⟨

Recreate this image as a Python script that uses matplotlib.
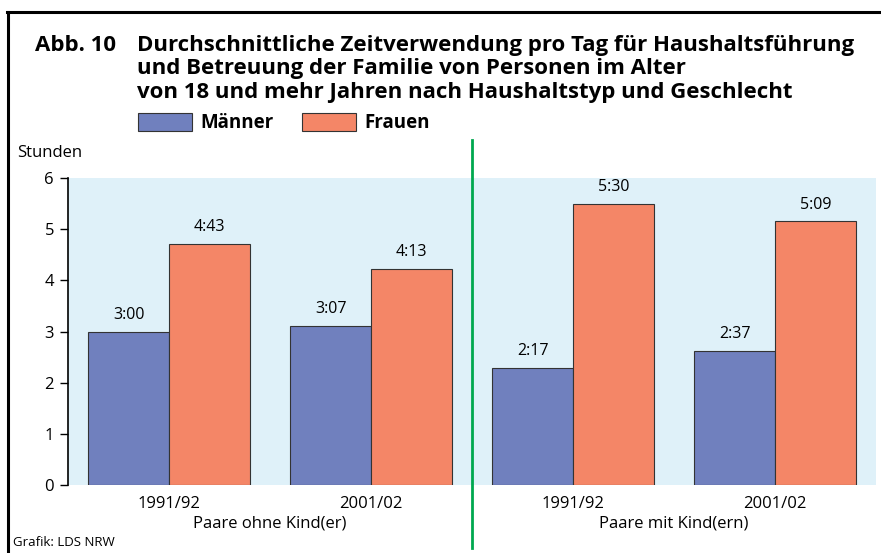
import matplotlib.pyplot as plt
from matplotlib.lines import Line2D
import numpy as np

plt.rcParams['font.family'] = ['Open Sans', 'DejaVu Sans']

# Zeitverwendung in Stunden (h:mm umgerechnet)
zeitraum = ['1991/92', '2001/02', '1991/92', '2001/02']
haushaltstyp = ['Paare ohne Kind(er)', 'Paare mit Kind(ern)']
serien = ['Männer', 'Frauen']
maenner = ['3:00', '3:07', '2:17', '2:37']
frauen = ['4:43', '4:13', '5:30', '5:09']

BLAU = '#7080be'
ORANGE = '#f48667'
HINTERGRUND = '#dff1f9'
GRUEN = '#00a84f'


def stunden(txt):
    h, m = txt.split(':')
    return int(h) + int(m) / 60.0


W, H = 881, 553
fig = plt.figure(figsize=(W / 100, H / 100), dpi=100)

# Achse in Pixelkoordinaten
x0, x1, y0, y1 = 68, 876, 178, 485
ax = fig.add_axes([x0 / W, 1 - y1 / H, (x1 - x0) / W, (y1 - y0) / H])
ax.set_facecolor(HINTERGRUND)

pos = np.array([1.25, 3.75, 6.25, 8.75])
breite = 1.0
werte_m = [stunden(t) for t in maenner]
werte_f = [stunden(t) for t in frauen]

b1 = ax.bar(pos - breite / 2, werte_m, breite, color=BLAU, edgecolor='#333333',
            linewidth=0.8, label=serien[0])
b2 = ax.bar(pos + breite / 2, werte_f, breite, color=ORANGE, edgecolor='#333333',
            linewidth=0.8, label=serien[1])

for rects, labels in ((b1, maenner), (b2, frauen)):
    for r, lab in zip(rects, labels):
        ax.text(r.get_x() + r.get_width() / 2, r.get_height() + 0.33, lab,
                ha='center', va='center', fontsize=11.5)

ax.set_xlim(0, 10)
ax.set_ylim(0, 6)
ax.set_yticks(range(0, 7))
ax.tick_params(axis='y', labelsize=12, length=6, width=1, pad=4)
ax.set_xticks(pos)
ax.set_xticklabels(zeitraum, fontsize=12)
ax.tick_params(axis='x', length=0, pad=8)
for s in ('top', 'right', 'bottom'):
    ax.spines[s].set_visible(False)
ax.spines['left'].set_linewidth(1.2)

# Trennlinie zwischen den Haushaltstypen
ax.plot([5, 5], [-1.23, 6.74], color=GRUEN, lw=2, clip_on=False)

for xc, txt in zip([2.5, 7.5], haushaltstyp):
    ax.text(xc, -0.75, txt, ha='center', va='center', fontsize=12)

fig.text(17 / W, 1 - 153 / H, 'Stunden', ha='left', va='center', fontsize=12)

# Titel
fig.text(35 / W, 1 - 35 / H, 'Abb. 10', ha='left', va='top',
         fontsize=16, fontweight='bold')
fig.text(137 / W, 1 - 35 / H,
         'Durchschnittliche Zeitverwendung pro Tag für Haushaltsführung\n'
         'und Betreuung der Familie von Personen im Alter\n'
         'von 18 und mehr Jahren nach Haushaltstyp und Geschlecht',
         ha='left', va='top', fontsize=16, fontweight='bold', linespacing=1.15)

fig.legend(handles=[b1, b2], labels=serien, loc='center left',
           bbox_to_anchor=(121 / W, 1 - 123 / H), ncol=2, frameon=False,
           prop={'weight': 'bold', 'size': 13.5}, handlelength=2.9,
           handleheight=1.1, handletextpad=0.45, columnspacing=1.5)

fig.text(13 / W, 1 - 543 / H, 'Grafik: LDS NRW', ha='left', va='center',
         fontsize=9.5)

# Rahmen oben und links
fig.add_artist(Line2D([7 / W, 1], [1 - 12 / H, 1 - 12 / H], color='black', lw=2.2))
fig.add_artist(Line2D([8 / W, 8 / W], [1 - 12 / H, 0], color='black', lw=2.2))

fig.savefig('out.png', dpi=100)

⟩

The data should be printed again unchanged; leave its pictures out.

Recreate this image as a Python script that uses matplotlib.
import matplotlib.pyplot as plt
from matplotlib.lines import Line2D
import numpy as np

plt.rcParams['font.family'] = ['Open Sans', 'DejaVu Sans']

# Zeitverwendung in Stunden (h:mm umgerechnet)
zeitraum = ['1991/92', '2001/02', '1991/92', '2001/02']
haushaltstyp = ['Paare ohne Kind(er)', 'Paare mit Kind(ern)']
serien = ['Männer', 'Frauen']
maenner = ['3:00', '3:07', '2:17', '2:37']
frauen = ['4:43', '4:13', '5:30', '5:09']

BLAU = '#7080be'
ORANGE = '#f48667'
HINTERGRUND = '#dff1f9'
GRUEN = '#00a84f'


def stunden(txt):
    h, m = txt.split(':')
    return int(h) + int(m) / 60.0


W, H = 881, 553
fig = plt.figure(figsize=(W / 100, H / 100), dpi=100)

# Achse in Pixelkoordinaten
x0, x1, y0, y1 = 68, 876, 178, 485
ax = fig.add_axes([x0 / W, 1 - y1 / H, (x1 - x0) / W, (y1 - y0) / H])
ax.set_facecolor(HINTERGRUND)

pos = np.array([1.25, 3.75, 6.25, 8.75])
breite = 1.0
werte_m = [stunden(t) for t in maenner]
werte_f = [stunden(t) for t in frauen]

b1 = ax.bar(pos - breite / 2, werte_m, breite, color=BLAU, edgecolor='#333333',
            linewidth=0.8, label=serien[0])
b2 = ax.bar(pos + breite / 2, werte_f, breite, color=ORANGE, edgecolor='#333333',
            linewidth=0.8, label=serien[1])

for rects, labels in ((b1, maenner), (b2, frauen)):
    for r, lab in zip(rects, labels):
        ax.text(r.get_x() + r.get_width() / 2, r.get_height() + 0.33, lab,
                ha='center', va='center', fontsize=11.5)

ax.set_xlim(0, 10)
ax.set_ylim(0, 6)
ax.set_yticks(range(0, 7))
ax.tick_params(axis='y', labelsize=12, length=6, width=1, pad=4)
ax.set_xticks(pos)
ax.set_xticklabels(zeitraum, fontsize=12)
ax.tick_params(axis='x', length=0, pad=8)
for s in ('top', 'right', 'bottom'):
    ax.spines[s].set_visible(False)
ax.spines['left'].set_linewidth(1.2)

# Trennlinie zwischen den Haushaltstypen
ax.plot([5, 5], [-1.23, 6.74], color=GRUEN, lw=2, clip_on=False)

for xc, txt in zip([2.5, 7.5], haushaltstyp):
    ax.text(xc, -0.75, txt, ha='center', va='center', fontsize=12)

fig.text(17 / W, 1 - 153 / H, 'Stunden', ha='left', va='center', fontsize=12)

# Titel
fig.text(35 / W, 1 - 35 / H, 'Abb. 10', ha='left', va='top',
         fontsize=16, fontweight='bold')
fig.text(137 / W, 1 - 35 / H,
         'Durchschnittliche Zeitverwendung pro Tag für Haushaltsführung\n'
         'und Betreuung der Familie von Personen im Alter\n'
         'von 18 und mehr Jahren nach Haushaltstyp und Geschlecht',
         ha='left', va='top', fontsize=16, fontweight='bold', linespacing=1.15)

fig.legend(handles=[b1, b2], labels=serien, loc='center left',
           bbox_to_anchor=(121 / W, 1 - 123 / H), ncol=2, frameon=False,
           prop={'weight': 'bold', 'size': 13.5}, handlelength=2.9,
           handleheight=1.1, handletextpad=0.45, columnspacing=1.5)

fig.text(13 / W, 1 - 543 / H, 'Grafik: LDS NRW', ha='left', va='center',
         fontsize=9.5)

# Rahmen oben und links
fig.add_artist(Line2D([7 / W, 1], [1 - 12 / H, 1 - 12 / H], color='black', lw=2.2))
fig.add_artist(Line2D([8 / W, 8 / W], [1 - 12 / H, 0], color='black', lw=2.2))

fig.savefig('out.png', dpi=100)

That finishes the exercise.